# Goal
Exactly retype the lines from the one containing "Emit a Python" through the one containing "ax.plot([x0, x0 +"; both ends count, pictures do not.

# Dataset content
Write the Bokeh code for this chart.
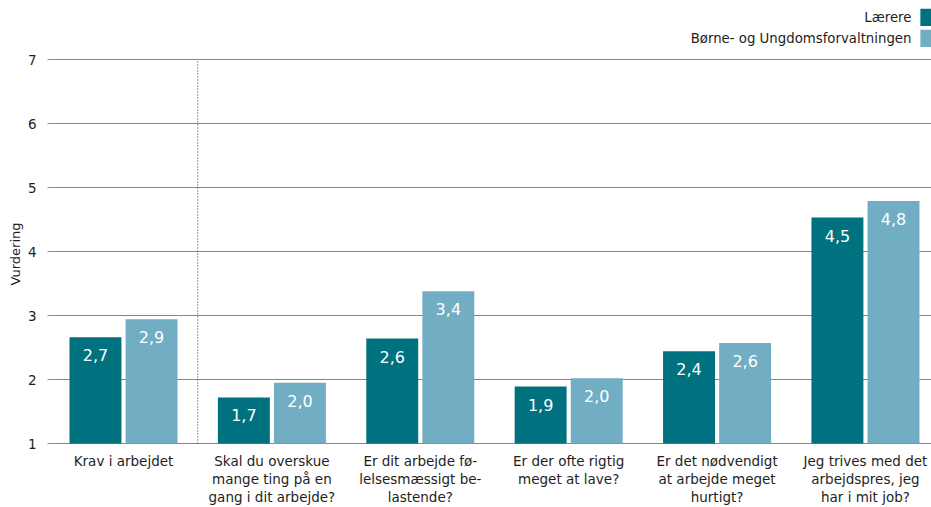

---

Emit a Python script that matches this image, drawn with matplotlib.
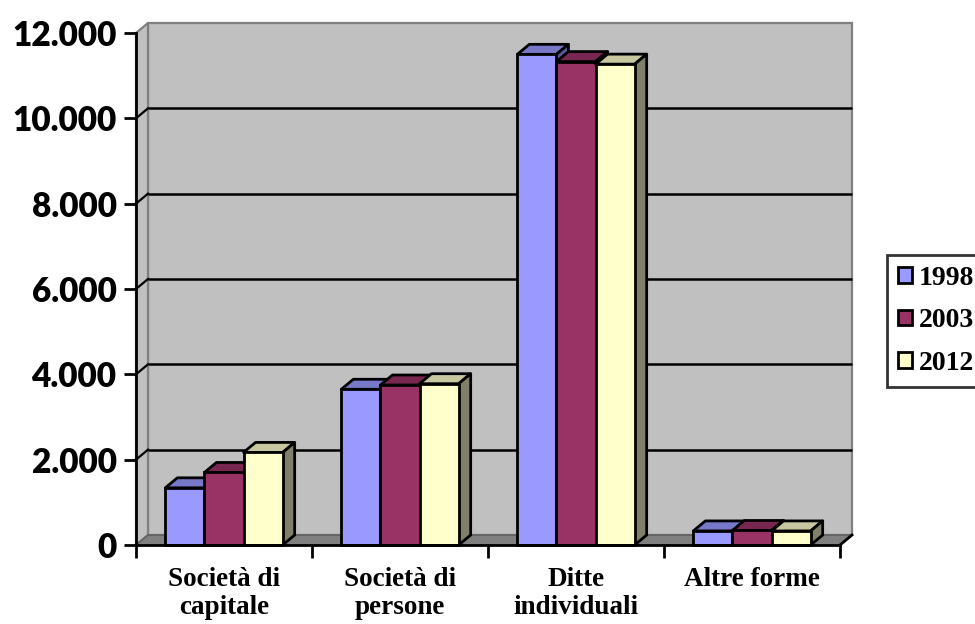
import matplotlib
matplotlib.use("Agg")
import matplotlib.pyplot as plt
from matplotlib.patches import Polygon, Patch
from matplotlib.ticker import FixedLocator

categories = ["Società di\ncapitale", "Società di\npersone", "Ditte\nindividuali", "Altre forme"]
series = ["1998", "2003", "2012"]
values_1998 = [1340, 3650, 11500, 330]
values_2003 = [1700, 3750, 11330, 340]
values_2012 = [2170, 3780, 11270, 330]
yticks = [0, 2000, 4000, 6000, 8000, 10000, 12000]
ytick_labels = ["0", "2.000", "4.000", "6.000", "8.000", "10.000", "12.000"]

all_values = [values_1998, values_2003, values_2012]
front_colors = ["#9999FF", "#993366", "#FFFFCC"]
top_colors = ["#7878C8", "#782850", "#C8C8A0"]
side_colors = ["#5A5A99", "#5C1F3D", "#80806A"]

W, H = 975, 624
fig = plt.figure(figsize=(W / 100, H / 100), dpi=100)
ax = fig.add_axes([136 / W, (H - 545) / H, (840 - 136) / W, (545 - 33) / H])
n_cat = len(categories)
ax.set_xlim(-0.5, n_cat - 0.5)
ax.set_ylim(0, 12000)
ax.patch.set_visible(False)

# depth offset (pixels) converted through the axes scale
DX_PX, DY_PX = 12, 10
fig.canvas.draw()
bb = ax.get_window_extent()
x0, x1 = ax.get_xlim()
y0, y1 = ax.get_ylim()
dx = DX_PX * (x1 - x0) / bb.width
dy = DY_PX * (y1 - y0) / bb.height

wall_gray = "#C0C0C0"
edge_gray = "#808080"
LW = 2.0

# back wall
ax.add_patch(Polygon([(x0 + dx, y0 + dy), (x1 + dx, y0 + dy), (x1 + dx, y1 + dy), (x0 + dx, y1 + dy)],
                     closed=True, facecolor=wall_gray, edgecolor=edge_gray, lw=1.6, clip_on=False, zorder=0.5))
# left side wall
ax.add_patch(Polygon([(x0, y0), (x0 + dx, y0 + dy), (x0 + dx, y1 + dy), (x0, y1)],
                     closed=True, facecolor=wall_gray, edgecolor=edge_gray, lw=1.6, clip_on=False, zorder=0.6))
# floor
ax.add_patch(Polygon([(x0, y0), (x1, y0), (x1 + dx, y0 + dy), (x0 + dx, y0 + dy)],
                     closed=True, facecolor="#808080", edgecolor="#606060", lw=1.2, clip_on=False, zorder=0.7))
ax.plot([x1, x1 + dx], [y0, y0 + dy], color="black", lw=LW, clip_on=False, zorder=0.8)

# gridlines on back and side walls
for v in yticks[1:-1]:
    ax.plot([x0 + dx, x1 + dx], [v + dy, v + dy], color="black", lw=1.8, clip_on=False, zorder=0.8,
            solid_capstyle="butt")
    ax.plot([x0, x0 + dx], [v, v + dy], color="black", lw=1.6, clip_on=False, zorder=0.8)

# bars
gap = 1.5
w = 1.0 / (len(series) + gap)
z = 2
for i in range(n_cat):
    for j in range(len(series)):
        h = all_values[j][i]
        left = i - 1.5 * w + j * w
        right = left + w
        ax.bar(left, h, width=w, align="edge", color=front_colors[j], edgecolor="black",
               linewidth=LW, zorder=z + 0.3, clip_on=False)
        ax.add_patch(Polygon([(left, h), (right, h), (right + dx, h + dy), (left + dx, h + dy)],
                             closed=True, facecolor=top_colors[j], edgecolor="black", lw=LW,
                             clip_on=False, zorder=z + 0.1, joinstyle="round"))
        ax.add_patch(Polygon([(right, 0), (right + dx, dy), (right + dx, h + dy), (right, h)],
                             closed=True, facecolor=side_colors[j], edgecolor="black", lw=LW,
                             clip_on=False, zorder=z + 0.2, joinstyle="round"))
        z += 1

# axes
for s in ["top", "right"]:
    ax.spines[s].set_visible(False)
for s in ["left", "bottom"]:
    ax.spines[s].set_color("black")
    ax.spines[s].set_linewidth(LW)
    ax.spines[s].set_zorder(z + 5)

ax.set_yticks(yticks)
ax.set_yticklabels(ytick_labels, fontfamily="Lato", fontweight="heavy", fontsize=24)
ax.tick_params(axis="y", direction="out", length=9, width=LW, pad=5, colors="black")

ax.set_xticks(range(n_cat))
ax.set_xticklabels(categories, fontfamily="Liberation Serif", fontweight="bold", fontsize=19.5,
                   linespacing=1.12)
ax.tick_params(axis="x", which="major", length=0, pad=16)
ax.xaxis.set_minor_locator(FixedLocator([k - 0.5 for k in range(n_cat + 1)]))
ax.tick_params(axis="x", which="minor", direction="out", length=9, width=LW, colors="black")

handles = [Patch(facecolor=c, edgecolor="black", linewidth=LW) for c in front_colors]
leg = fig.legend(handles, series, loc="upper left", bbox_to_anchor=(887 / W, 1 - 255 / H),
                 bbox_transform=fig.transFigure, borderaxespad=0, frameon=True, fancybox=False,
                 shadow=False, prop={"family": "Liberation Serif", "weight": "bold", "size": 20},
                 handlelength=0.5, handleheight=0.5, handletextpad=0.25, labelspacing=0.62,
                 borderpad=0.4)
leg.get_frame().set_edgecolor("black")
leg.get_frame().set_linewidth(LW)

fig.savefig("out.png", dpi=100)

...

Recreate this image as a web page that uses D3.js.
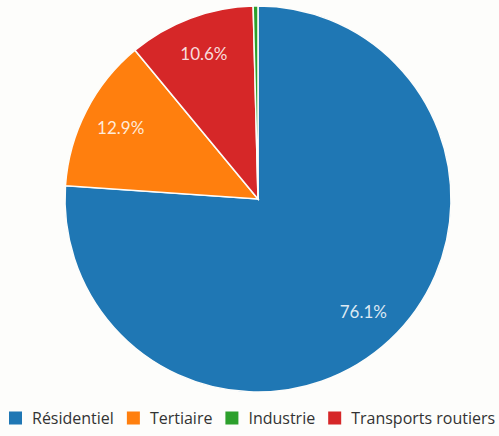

# Full answer
Emit a Python script that matches this image, drawn with matplotlib.
import matplotlib
matplotlib.use("Agg")
import matplotlib.pyplot as plt
from matplotlib.patches import Polygon, Patch
from matplotlib.ticker import FixedLocator

categories = ["Società di\ncapitale", "Società di\npersone", "Ditte\nindividuali", "Altre forme"]
series = ["1998", "2003", "2012"]
values_1998 = [1340, 3650, 11500, 330]
values_2003 = [1700, 3750, 11330, 340]
values_2012 = [2170, 3780, 11270, 330]
yticks = [0, 2000, 4000, 6000, 8000, 10000, 12000]
ytick_labels = ["0", "2.000", "4.000", "6.000", "8.000", "10.000", "12.000"]

all_values = [values_1998, values_2003, values_2012]
front_colors = ["#9999FF", "#993366", "#FFFFCC"]
top_colors = ["#7878C8", "#782850", "#C8C8A0"]
side_colors = ["#5A5A99", "#5C1F3D", "#80806A"]

W, H = 975, 624
fig = plt.figure(figsize=(W / 100, H / 100), dpi=100)
ax = fig.add_axes([136 / W, (H - 545) / H, (840 - 136) / W, (545 - 33) / H])
n_cat = len(categories)
ax.set_xlim(-0.5, n_cat - 0.5)
ax.set_ylim(0, 12000)
ax.patch.set_visible(False)

# depth offset (pixels) converted through the axes scale
DX_PX, DY_PX = 12, 10
fig.canvas.draw()
bb = ax.get_window_extent()
x0, x1 = ax.get_xlim()
y0, y1 = ax.get_ylim()
dx = DX_PX * (x1 - x0) / bb.width
dy = DY_PX * (y1 - y0) / bb.height

wall_gray = "#C0C0C0"
edge_gray = "#808080"
LW = 2.0

# back wall
ax.add_patch(Polygon([(x0 + dx, y0 + dy), (x1 + dx, y0 + dy), (x1 + dx, y1 + dy), (x0 + dx, y1 + dy)],
                     closed=True, facecolor=wall_gray, edgecolor=edge_gray, lw=1.6, clip_on=False, zorder=0.5))
# left side wall
ax.add_patch(Polygon([(x0, y0), (x0 + dx, y0 + dy), (x0 + dx, y1 + dy), (x0, y1)],
                     closed=True, facecolor=wall_gray, edgecolor=edge_gray, lw=1.6, clip_on=False, zorder=0.6))
# floor
ax.add_patch(Polygon([(x0, y0), (x1, y0), (x1 + dx, y0 + dy), (x0 + dx, y0 + dy)],
                     closed=True, facecolor="#808080", edgecolor="#606060", lw=1.2, clip_on=False, zorder=0.7))
ax.plot([x1, x1 + dx], [y0, y0 + dy], color="black", lw=LW, clip_on=False, zorder=0.8)

# gridlines on back and side walls
for v in yticks[1:-1]:
    ax.plot([x0 + dx, x1 + dx], [v + dy, v + dy], color="black", lw=1.8, clip_on=False, zorder=0.8,
            solid_capstyle="butt")
    ax.plot([x0, x0 + dx], [v, v + dy], color="black", lw=1.6, clip_on=False, zorder=0.8)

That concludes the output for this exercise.